Renault provides two ranges: 174 miles in the summer and 112 miles in the winter for the Q90, while for the powerful R110 with the newer 41kW battery, those numbers increase to 186 miles and 124 miles respectively (WLTP). A full recharge is estimated by Peugeot to cost around £3.
Charging the ZOE from empty takes seven to eight hours if you plug it into your 7kW charger at home, or two hours and 40 minutes from a 22kW charging point. For £750 there is a Quick Charge upgrade that allows the battery to be topped up to 80 per cent from empty in 65 minutes from a high-powered 43kW charging point. The more powerful R110 can't accept such a high rate of charge; the same 0-80 per cent battery top-up takes a further 35 minutes.
It’s worth noting you can't charge the ZOE from a standard household 3-pin socket, so you need a wallbox for its Chameleon charger (that can take charge at different levels of power, from 3-43kW), which is supplied and installed in the purchase price.
With the plug-in car grant of £3500 prices start from £18,420, which is five grand less than the Nissan LEAF, but you then have to lease the battery. Payments reflect estimated annual mileage, and start from as little as £59 per month (up to 4500 miles) or £110 per month (for unlimited use). On the upside, Renault promises to replace them if they ever dip below 75 per cent efficiency. Alternatively you can buy an ‘i’ version outright, including the battery, but with prices starting at £23,770 and the fact you have to deal with any problems that arise after the five-year/60,000 mile warranty, we'd recommend you lease the battery separately.
Exterior-wise it’s completely different to a Clio and there's not much in the way of styling to tell you this is an electric car, save a subtle charge port and some ZE badging. Inside the switchgear and dash is carried over from the Clio but a digital TFT display replaces the conventional dials.
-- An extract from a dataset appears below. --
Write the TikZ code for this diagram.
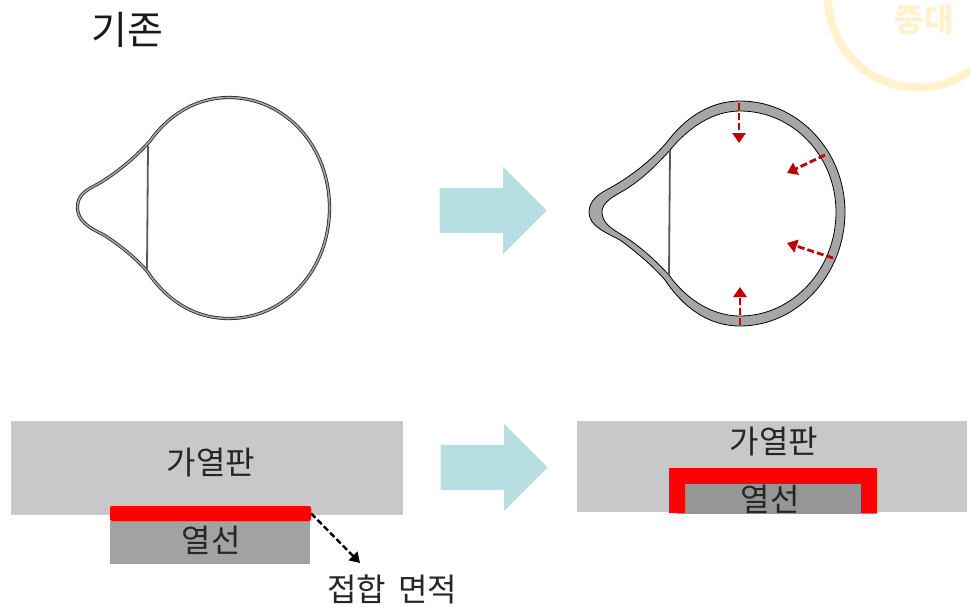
\documentclass[tikz,border=0pt]{standalone}
\usepackage{fontspec}
\setmainfont{Noto Sans CJK KR}
\usepackage{tikz}
\usetikzlibrary{arrows.meta, shapes.arrows}
\definecolor{platecol}{HTML}{C8C8C8}
\definecolor{wirecol}{HTML}{A2A2A2}
\definecolor{wirecoltwo}{HTML}{969696}
\definecolor{tubecol}{HTML}{A6A6A6}
\definecolor{bigarrowcol}{HTML}{B7DEE1}
\definecolor{pushcol}{HTML}{C00000}
\definecolor{markcol}{HTML}{FFF2CC}
\tikzset{
  box/.style={rectangle, inner sep=0pt, draw=none},
  word/.style={inner sep=0pt, font=\fontsize{32}{32}\selectfont, text=black!85},
  bigarrow/.style={single arrow, fill=bigarrowcol, draw=none, inner sep=22.5pt, minimum height=107pt, single arrow tip angle=90, single arrow head extend=21pt, single arrow head indent=0pt, anchor=tip},
  push/.style={draw=pushcol, line width=2.8pt, dash pattern=on 7pt off 3pt, -{Triangle[length=10pt,width=13pt]}},
}
\begin{document}
\begin{tikzpicture}[x=1pt, y=-1pt]
      \clip (0,0) rectangle (970,606);
      \fill[white] (0,0) rectangle (970,606);
      \draw[markcol, line width=8pt] (918,-2.5) circle (90pt);
      \node[inner sep=0pt, text=markcol, font=\fontsize{32}{32}\bfseries\selectfont] (mark) at (924,20) {중대};
      \node[inner sep=0pt, font=\fontsize{39}{39}\selectfont, text=black!90] (old) at (127,30) {기존};

      \draw[draw=black!85, line width=0.8pt, double=tubecol, double distance=1.6pt]
        (229,97.5) .. controls (285,97.5) and (329.5,146) .. (329.5,208)
        .. controls (329.5,270) and (285,318.5) .. (229,318.5)
        .. controls (192,318.5) and (165,298) .. (147,271)
        .. controls (133,255) and (115,242) .. (104,235)
        .. controls (90,228) and (77.5,222) .. (77.5,207)
        .. controls (77.5,195) and (86,190) .. (98,184)
        .. controls (115,174) and (135,158) .. (150,141)
        .. controls (170,113) and (198,97.5) .. (229,97.5) -- cycle;
      \coordinate (oldtop) at (148,146);
      \coordinate (oldbot) at (147,270);
      \draw[black!65, line width=1.8pt] (oldtop)--(oldbot);

      \draw[black, line width=0.8pt, fill=tubecol]
        (740,101) .. controls (798,101) and (845,151) .. (845,212)
        .. controls (845,274) and (798,326) .. (740,326)
        .. controls (708,326) and (683,307) .. (665,280)
        .. controls (652,265) and (635,251) .. (620,240)
        .. controls (605,232) and (589,226) .. (589,212)
        .. controls (589,200) and (600,193) .. (610,188)
        .. controls (630,177) and (652,160) .. (667,142)
        .. controls (685,118) and (710,101) .. (740,101) -- cycle;
      \draw[black, line width=0.8pt, fill=white]
        (740,111) .. controls (793,111) and (836,156) .. (836,212)
        .. controls (836,269) and (793,316) .. (740,316)
        .. controls (712,316) and (686,299) .. (669,275)
        .. controls (655,260) and (640,246) .. (622,235)
        .. controls (612,229) and (602,223) .. (602,212)
        .. controls (602,203) and (612,197) .. (623,191)
        .. controls (640,181) and (656,166) .. (670,150)
        .. controls (690,126) and (714,111) .. (740,111) -- cycle;
      \coordinate (newtop) at (670,150);
      \coordinate (newbot) at (669,275);
      \draw[black!65, line width=1.8pt] (newtop)--(newbot);

      \coordinate (a1) at (739,103);
      \coordinate (a2) at (739,143);
      \coordinate (b1) at (825,155);
      \coordinate (b2) at (787,173);
      \coordinate (c1) at (833,258);
      \coordinate (c2) at (787,243);
      \coordinate (d1) at (740,325);
      \coordinate (d2) at (740,287);
      \draw[push] (a1)--(a2);
      \draw[push] (b1)--(b2);
      \draw[push] (c1)--(c2);
      \draw[push] (d1)--(d2);

      \node[bigarrow] (arrowa) at (547,210.5) {};
      \node[bigarrow] (arrowb) at (548,467.5) {};

      \node[box, fill=platecol, minimum width=392pt, minimum height=94pt] (platea) at (207,468) {};
      \node[box, fill=wirecol, minimum width=200pt, minimum height=43pt] (wirea) at (210,542.5) {};
      \node[box, fill=red, rounded corners=2pt, minimum width=201pt, minimum height=15pt] (reda) at (210.5,513.5) {};
      \node[word] (labelplatea) at (211,462) {가열판};
      \node[word] (labelwirea) at (211,540) {열선};
      \node[word] (labelarea) at (392,589) {접합\hspace{5pt} 면적};
      \coordinate (areatip) at (360,563);
      \draw[black, line width=2.4pt, dash pattern=on 6pt off 3pt, -{Triangle[length=10pt,width=12pt]}] (reda.east)--(areatip);

      \node[box, fill=platecol, minimum width=390pt, minimum height=91pt] (plateb) at (772,466.5) {};
      \node[box, fill=wirecoltwo, minimum width=200pt, minimum height=30pt] (wireb) at (777,499) {};
      \node[box, fill=red, minimum width=208pt, minimum height=16pt] (redtop) at (773,476) {};
      \node[box, fill=red, minimum width=16pt, minimum height=45pt] (redleft) at (677,490.5) {};
      \node[box, fill=red, minimum width=16pt, minimum height=45pt] (redright) at (869,490.5) {};
      \node[word] (labelplateb) at (774,441) {가열판};
      \node[word] (labelwireb) at (770,499) {열선};
\end{tikzpicture}
\end{document}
Overall, it feels well-built but some of the plastic surfaces look cheap and scratchy compared to its rivals such as the Volkswagen e-Up or BMW i3, but then the ZOE massively undercuts the prices of both. The standard 7 inch R-Link infotainment screen is reasonably intuitive, but frustratingly you can only get the Renault ZOE with Android Auto, not Apple CarPlay.
It comes with generous levels of standard equipment (including 15 inch alloy wheels, electric windows, rear parking sensors, climate and cruise control, Bluetooth connectivity, USB socket, DAB radio, touchscreen infotainment and TomTom navigation system) and there are three trims available – Dynamic Nav, Signature Nav and S Edition Nav. The entry-level Expression Nav is the only model available with the shorter-range 22kW battery, the other models get the 41kW version, along with the option of the Quick Charge motor.
The driver’s seat isn’t adjustable in height, and while the steering wheel moves for reach and rake, a taller person will most likely find it more difficult to get comfortable. That aside there is plenty headroom and legroom in the front and there are lots of storage options. Like most Renault models, in converting from left- to right-hand-drive the manufacturer didn’t move the fuse box, and it takes up half the space in the glovebox, which is shame.
Providing the front seat passenger is prepared to compromise their own legroom, rear seat room is good; it’s definitely more than adequate for three children. The rear seatbacks don’t split when they fold down and the location of the batteries means you don’t get a flat load area but there’s more boot space than in a Clio with 338 litres so it will easily accommodate a small pushchair, few suitcases or big weekly shop. It’s a small gripe, but there’s no hidden storage for the charging cables. For anyone considering the Signature Nav model with the upgraded Bose sound system, they will have to compromise on space with the amplifier taking up a significant amount of room in the boot.
With the ZOE, Renault offers a practical supermini with all of the benefits of electric power including low running costs and real-world longer range than most electric cars. In fact, it’s one of the few cars on sale that shapes up as a true rival for the Nissan LEAF, with the exception of residual values of course – the ZOE dropping in value faster than most electric cars.
The lack of outright power is not suited to everyone either and the rather basic, drab interior doesn’t match up to its exterior design, but it’s a great entry into EV ownership and ideal for daily city-based driving. The ZOE achieved the maximum five-star Euro NCAP rating when it was crash-tested in 2013, and although a lot of rivals now have more driver aids as standard, it has still impressed the world’s motoring press. It was one of the finalists in the 2013 World Green Car of the Year; named the What Car? Car of the Year 2018 Best Electric Car Under £20,000 and the Best Small Company Car 2018 by Carbuyer, and won the Eco Car Award at the 2018 carwow awards.
Don’t believe the journalists? It was Europe’s best-selling electric vehicle in 2016 and 2017. It’s fair to say Renault is definitely one of the more forward thinking manufacturers when it comes to electric cars.